What is love really? I thought I loved with my whole heart.  I thought I knew what love was. I thought wrong.
 
The Lord has placed on my heart recently that I can only love purely with his love.  That I can not love without loving him.  And I can not fully love Him without loving myself, who he created me to be. Woah.
 
I have always been really hard on myself.  I never felt like I fit in growing up.  I always beat myself up over my mistakes and I never let myself forget them.
 
But you know what? Gods love is so much stronger.  God doesn’t just love. He IS love.
 
Having my new family love me like they do has blown me away.  The love I feel constantly is overwhelming.  Then I realized, I have always been loved like this.  I have been loved like this by my parents, the rest of my family, by people at church, people at my college; especially my three loving apart-mates who never gave up on me.  The love of Christ in those women is insane and beautiful.  And I am blessed so much to be loved by them.
 
So why couldn’t I see it?! Gods love has been all around me, overflowing into me from others my entire life.

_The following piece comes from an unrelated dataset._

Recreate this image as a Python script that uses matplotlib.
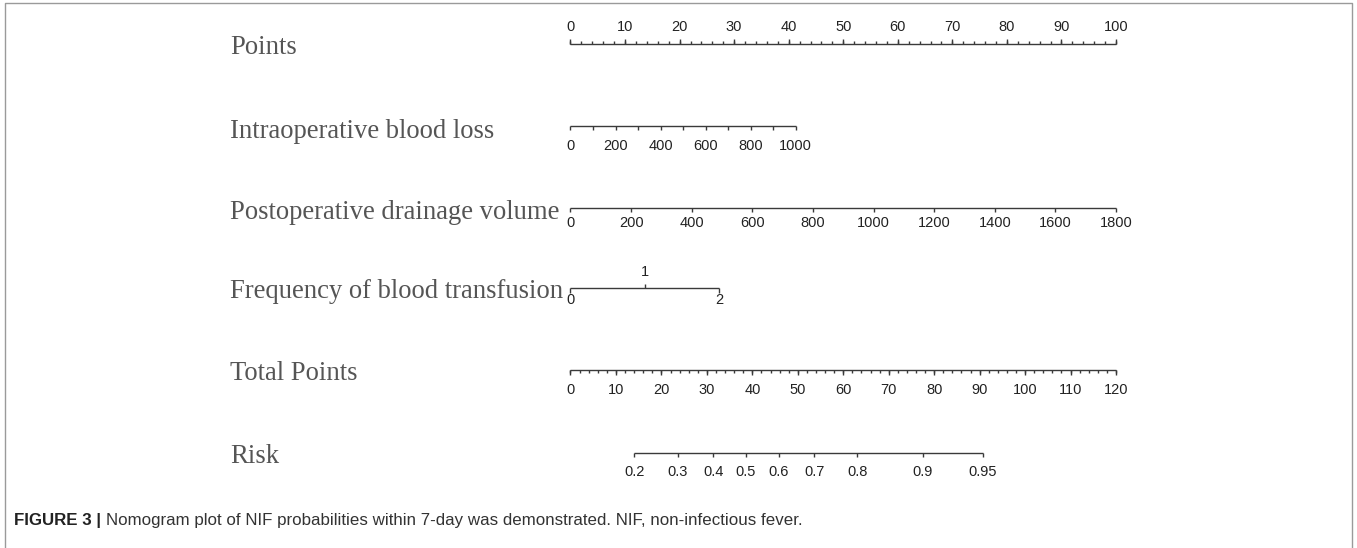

Why couldn’t I see it?
 
Because I didn’t love myself.  How can you accept love you feel you don’t deserve? Well, I figured out that I was right, I don’t deserve pure, perfect love, but I have it anyways.  Jesus died on the cross and changed everything.  The power of sin was shattered. So beautiful.
 
So from here on out I am going to accept love, because I have learned to love myself. It is not easy, but if God wanted us to be perfect He would have made us that way.  So, through my flaws and my short-commings, I am going to love myself and push myself to see me as God sees me. And also to look at others with his eyes, and love them with his heart.